>> Start Stored data

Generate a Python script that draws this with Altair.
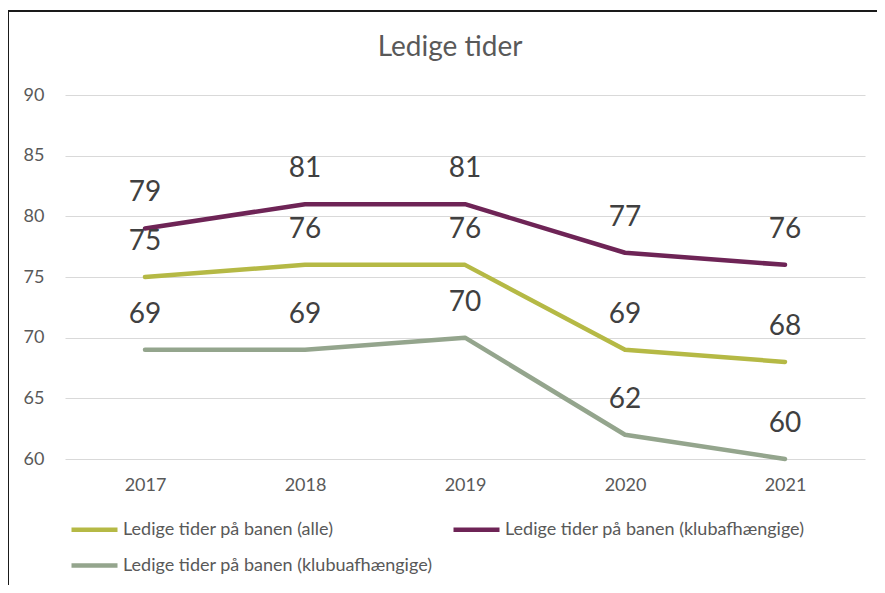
import altair as alt
import pandas as pd

years = ["2017", "2018", "2019", "2020", "2021"]
series_names = [
    "Ledige tider på banen (alle)",
    "Ledige tider på banen (klubuafhængige)",
    "Ledige tider på banen (klubafhængige)",
]
alle = [75, 76, 76, 69, 68]
klubuafh = [69, 69, 70, 62, 60]
klubafh = [79, 81, 81, 77, 76]
colors = ["#B5B945", "#94A58D", "#6E2456"]
y_ticks = [60, 65, 70, 75, 80, 85, 90]

rows = []
for name, vals in zip(series_names, [alle, klubuafh, klubafh]):
    for yr, v in zip(years, vals):
        rows.append({"year": yr, "value": v, "series": name})
df = pd.DataFrame(rows)

FONT = "Lato"

x_enc = alt.X("year:O", sort=years, scale=alt.Scale(type="point", padding=0.5),
              axis=alt.Axis(title=None, labelAngle=0, domain=False, ticks=False,
                            labelPadding=17, labelFontSize=18, labelColor="#595959",
                            labelFont=FONT))
y_enc = alt.Y("value:Q", scale=alt.Scale(domain=[60, 90], nice=False, zero=False),
              axis=alt.Axis(title=None, values=y_ticks, domain=False, ticks=False,
                            grid=True, gridColor="#D9D9D9", gridWidth=1,
                            labelPadding=21, labelFontSize=18, labelColor="#595959",
                            labelFont=FONT))
color_enc = alt.Color("series:N", scale=alt.Scale(domain=series_names, range=colors),
                      legend=alt.Legend(title=None, orient="none", legendX=4, legendY=409,
                                        columns=2, columnPadding=11, rowPadding=1,
                                        symbolType="stroke", symbolSize=2116,
                                        symbolStrokeWidth=4.5, labelOffset=3,
                                        labelFontSize=18, labelColor="#595959",
                                        labelFont=FONT, labelLimit=500))

base = alt.Chart(df)
lines = base.mark_line(strokeWidth=4.5, strokeCap="round", strokeJoin="round").encode(
    x=x_enc, y=y_enc, color=color_enc)
labels = base.mark_text(dy=-35, fontSize=28, color="#404040", font=FONT).encode(
    x=alt.X("year:O", sort=years), y="value:Q", text="value:Q")

frame_data = alt.Data(values=[{"k": 1}])
top_border = alt.Chart(frame_data).mark_rule(color="#1a1a1a", strokeWidth=2).encode(
    x=alt.value(-60), x2=alt.value(830), y=alt.value(-84))
left_border = alt.Chart(frame_data).mark_rule(color="#1a1a1a", strokeWidth=2).encode(
    x=alt.value(-57), y=alt.value(-84), y2=alt.value(500))

chart = alt.layer(lines, labels, top_border, left_border).properties(
    width=800, height=364,
    title=alt.TitleParams("Ledige tider", fontSize=28, font=FONT, color="#595959",
                          fontWeight="normal", anchor="middle", dx=-15, offset=-52),
    autosize=alt.AutoSizeParams(type="none"),
    padding={"left": 57, "top": 87, "right": 12, "bottom": 126},
).configure_view(stroke=None)

chart.save("out.html", embed_options={"renderer": "svg", "actions": False})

>> End Stored data

# Problem to solve
Repeat the lines of the listing above verbatim, beginning at its first line and ending at the line containing "import pandas as pd", which is included. Omit pictures.

# Written response
Generate a Python script that draws this with Altair.
import altair as alt
import pandas as pd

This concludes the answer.